In the Dickens classic, A Tale of Two Cities, the author wrote, "It was the best of times, it was the worst of times." Though written in the late 1800s, those words resonate today. In these uncertain times, careful purchasing is vital to the fiscal health of a recording services business. Studio managers are continuously challenged to squeeze maximum value from every equipment purchase. To achieve this, many studios use the services of a broker. This month's column explains some of the benefits of that option, details what to look for, and offers some advice on how to avoid being burned.
The first step before making a purchase however, is to candidly ask, "What is my objective or application?" You need to take some time to seriously answer this question from a business perspective. If the purchase makes good business sense, and you can clearly articulate the business goals to be accomplished from the purchase, the next step is to do extensive research. While you may "just know" what gear you want to buy, you need to explore all the available options. By dispassionately using your "business goals" as the yardstick, you might discover another brand or model that should be carefully considered because it accomplishes those goals within or below your price range. There are numerous ways to get the information you need to make an intelligent decision. A broker can offer advice and counsel and can help guide you in your research and decision-making process.
Once the decision has been made to pursue a piece of equipment, a broker can help you find new or used equipment in your price range, and, if necessary, assist you in obtaining financing. An established and reputable broker has a network of trusted vendors and may be aware of equipment that is available, but not yet be on the market for sale. Some brokers can offer new equipment at discount prices in the event you cannot find everything you need in the used market.
A key benefit of working with a reputable broker is the protection you receive with that service. The broker's job is to protect all of the parties involved and to facilitate the sale to minimize frustration for everyone. That includes making sure that the buyer gets what he paid for, delivered to his door, in the condition promised, and that the seller is promptly paid with good funds. A broker will make sure that equipment is inspected and documented correctly, that equipment will be packaged or crated properly for transport, and that equipment is shipped using the correct service. The broker will also make sure that the equipment you are buying is free and clear of all liens and encumbrances, that the equipment is actually owned by the seller, and that the seller has the right to sell the equipment.
It is important to investigate and interview brokers as diligently as you would any other professional to whom you would entrust your business. That includes taking the time to find an individual you can relate to, feel comfortable with, and perhaps most important of all-trust.
It is my recommendation that before you commit to work with any one broker, that you call a minimum of three brokers in order to get a feel for how you relate to them as a person, how knowledgeable they are in regards to the item you are looking for, how long they been in business, how many people they have working for them, and whether they have an office/showroom or work out of their house.

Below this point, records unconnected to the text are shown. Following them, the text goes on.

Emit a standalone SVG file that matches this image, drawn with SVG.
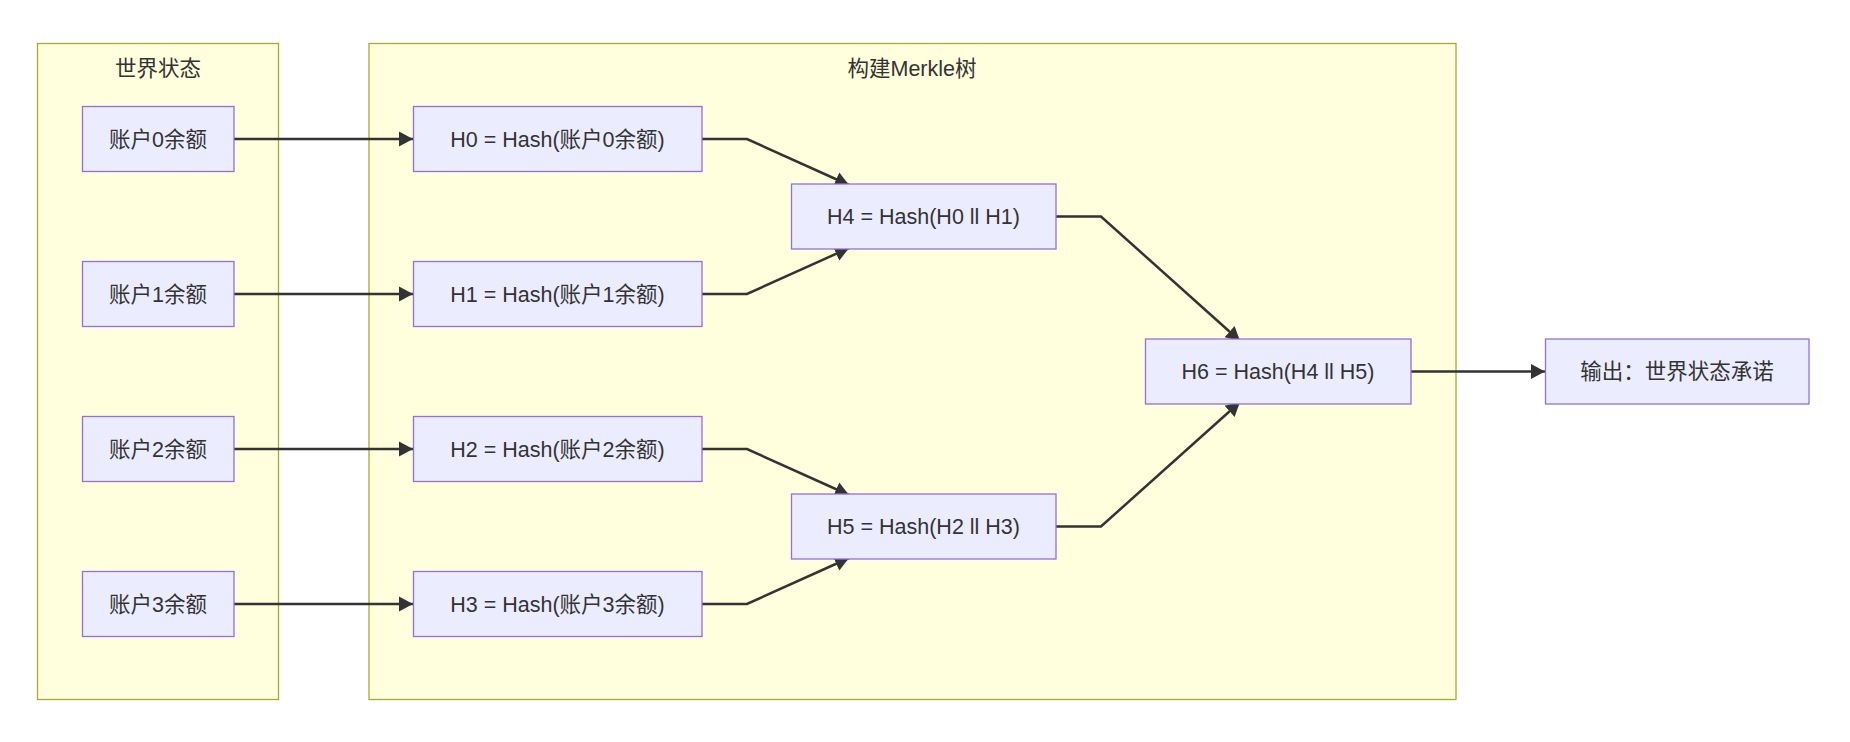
<svg xmlns="http://www.w3.org/2000/svg" width="1850" height="742" viewBox="0 0 1850 742">
<style>
.cluster{fill:#ffffde;stroke:#aaaa33;stroke-width:1.3}
.node rect{fill:#ECECFF;stroke:#9370DB;stroke-width:1.3}
text{font-family:"Liberation Sans","Noto Sans CJK SC",sans-serif;font-size:21.5px;fill:#333;text-anchor:middle}
.edge{fill:none;stroke:#333;stroke-width:2.5;marker-end:url(#arrow)}
</style>
<defs>
<marker id="arrow" markerUnits="userSpaceOnUse" markerWidth="15" markerHeight="16" refX="14" refY="7.5" orient="auto" viewBox="0 0 15 15">
<path d="M0,0 L14,7.5 L0,15 z" fill="#333"/>
</marker>
</defs>
<rect width="1850" height="742" fill="#ffffff"/>
<g id="cluster-world">
<rect class="cluster" x="37.5" y="43.5" width="241" height="656"/>
<text x="158" y="76">世界状态</text>
</g>
<g id="cluster-merkle">
<rect class="cluster" x="369" y="43.5" width="1087" height="656"/>
<text x="912" y="76">构建Merkle树</text>
</g>
<g id="connectors">
<path class="edge" d="M234,139 L413,139"/>
<path class="edge" d="M234,294 L413,294"/>
<path class="edge" d="M234,449 L413,449"/>
<path class="edge" d="M234,604 L413,604"/>
<path class="edge" d="M702,139 L747,139 L849,185"/>
<path class="edge" d="M702,294 L747,294 L849,248"/>
<path class="edge" d="M702,449 L747,449 L849,495"/>
<path class="edge" d="M702,604 L747,604 L849,558"/>
<path class="edge" d="M1056,216.5 L1101,216.5 L1240,341"/>
<path class="edge" d="M1056,526.5 L1101,526.5 L1240,402"/>
<path class="edge" d="M1411,371.5 L1545,371.5"/>
</g>
<g id="A0" class="node"><rect x="82.5" y="106.5" width="151.5" height="65"/><text x="158" y="146.5">账户0余额</text></g>
<g id="A1" class="node"><rect x="82.5" y="261.5" width="151.5" height="65"/><text x="158" y="301.5">账户1余额</text></g>
<g id="A2" class="node"><rect x="82.5" y="416.5" width="151.5" height="65"/><text x="158" y="456.5">账户2余额</text></g>
<g id="A3" class="node"><rect x="82.5" y="571.5" width="151.5" height="65"/><text x="158" y="611.5">账户3余额</text></g>
<g id="H0" class="node"><rect x="413.5" y="106.5" width="288.5" height="65"/><text x="557.5" y="146.5">H0 = Hash(账户0余额)</text></g>
<g id="H1" class="node"><rect x="413.5" y="261.5" width="288.5" height="65"/><text x="557.5" y="301.5">H1 = Hash(账户1余额)</text></g>
<g id="H2" class="node"><rect x="413.5" y="416.5" width="288.5" height="65"/><text x="557.5" y="456.5">H2 = Hash(账户2余额)</text></g>
<g id="H3" class="node"><rect x="413.5" y="571.5" width="288.5" height="65"/><text x="557.5" y="611.5">H3 = Hash(账户3余额)</text></g>
<g id="H4" class="node"><rect x="791.5" y="184" width="264.5" height="65"/><text x="923.5" y="224">H4 = Hash(H0 ll H1)</text></g>
<g id="H5" class="node"><rect x="791.5" y="494" width="264.5" height="65"/><text x="923.5" y="534">H5 = Hash(H2 ll H3)</text></g>
<g id="H6" class="node"><rect x="1145.5" y="339" width="265.5" height="65"/><text x="1278" y="379">H6 = Hash(H4 ll H5)</text></g>
<g id="OUT" class="node"><rect x="1545.5" y="339" width="263.5" height="65"/><text x="1677" y="379">输出：世界状态承诺</text></g>
</svg>
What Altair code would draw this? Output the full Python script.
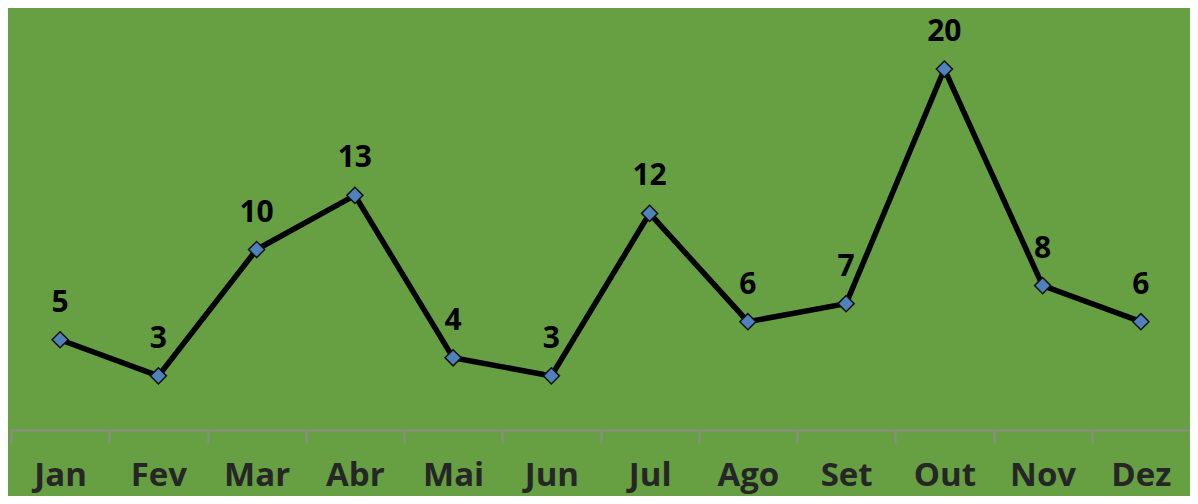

Using a broker operating out of a home office raises some concerns. It can be problematic for that broker to obtain commercial liability insurance. Few manufacturers will authorize a dealership without a commercial business office. Dependence on a solitary entrepreneur also has its risks. What if that person becomes ill or has a family emergency? How are the funds, equipment and transaction protected if that individual is unavailable? A commercial business office is one indication of stability and professionalism.
Perhaps of all the questions you should ask, the most revealing and useful may be whether this firm has done business with anyone you know. References, references, references! If you ask nothing else, obtain at least three names you feel can provide a non-biased report. Another great way to investigate a broker is to surf the Net, log onto some discussion boards, and seek some feedback.
Once you've selected a broker, clearly establish how the transfer of money will take place, and what guarantees and warranties will be provided. In order to protect yourself, make sure that you get an agreement in writing that clearly details all aspects of the sale.
Do you really need to use a broker when buying used gear? The answer is, of course, no. You can certainly buy gear without a broker. However, when you go it alone, you are responsible for coordinating all aspects of the sale. You assume the risk of not getting what you paid for, not in the condition it was promised, and perhaps even losing your payment, all without any recourse. A reputable broker will cover that for you, saving you time, money and hassles, and allowing you to remain focused on what you do best-create and record music.